Related to Revolving Term Credit Facility

  • Revolving Credit Facility (i) Subject to the terms and conditions hereof, each Lender severally agrees to make available to Borrowers from time to time until the Commitment Termination Date its Pro Rata Share of advances (each, a “Revolving Credit Advance”). The Pro Rata Share of the Loans of any Lender shall not at any time exceed its separate Commitment. The obligations of each Lender hereunder shall be several and not joint.
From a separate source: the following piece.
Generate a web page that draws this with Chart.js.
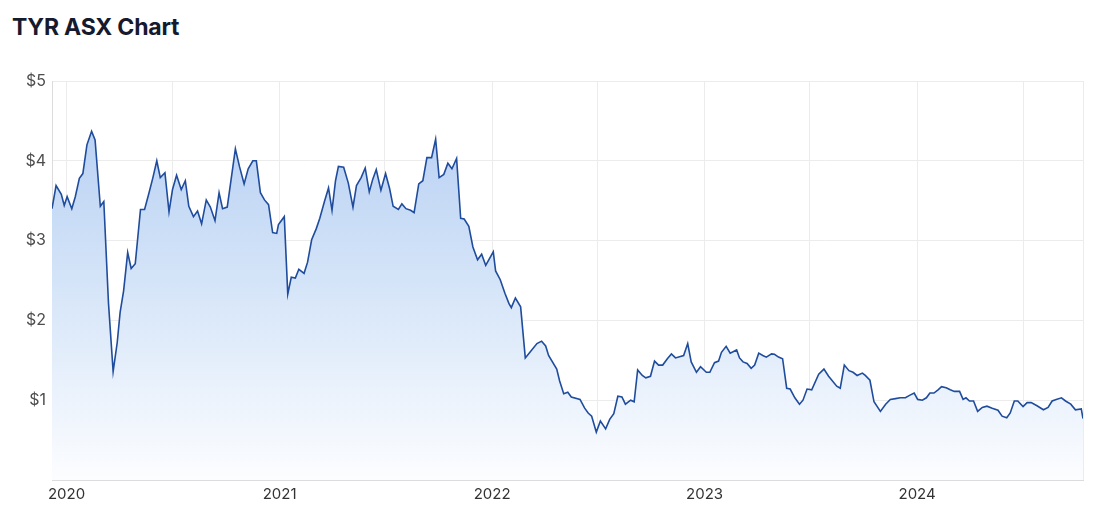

Until the Commitment Termination Date, Borrowers may borrow, repay and reborrow under this Section 2.1(a); provided, that (x) the amount of any Revolving Credit Advances to be made at any time shall not exceed Availability at such time, (y) the amount of any Revolving Credit Advances to be made to the U.S. Borrowers at any time shall not exceed the U.S. Availability at such time and (z) the amount of any Revolving Credit Advances to be made to the Canadian Borrowers at any time shall not exceed the Canadian Availability at such time. Each Revolving Credit Advance shall be made on notice by Borrower Representative to one of the representatives of Agent identified in Schedule (2.1) at the address specified therein. Any such notice must be given no later than (1) 12 noon (New York, New York time) on the date of the proposed Revolving Credit Advance, in the case of a Base Rate Loan, or (2) 12 noon (New York, New York time) on the date which is three (3) Business Days’ prior to the proposed Revolving Credit Advance, in the case of a LIBOR Loan. Each such notice (a “Notice of Revolving Credit Advance”) may be given verbally by telephone but must be immediately confirmed in writing (by fax, electronic mail or overnight courier) substantially in the form of Exhibit 2.1(a)(i), and shall include the information required in such Exhibit. If any Borrower desires to have the Revolving Credit Advances bear interest by reference to a LIBOR Rate, with respect to LIBOR Loans denominated in Dollars, and BA Rate, with respect to LIBOR Loans denominated in Canadian Dollars, Borrower Representative must comply with Section 2.5(e). All Revolving Credit Advances (x) made to a U.S. Borrower shall be denominated in Dollars and (y) made to a Canadian Borrower shall be denominated in Dollars or Canadian Dollars but shall be deemed to have been made (in the case of Canadian Dollar Revolving Credit Advances) in the Dollar Equivalent of such Revolving Credit Advance.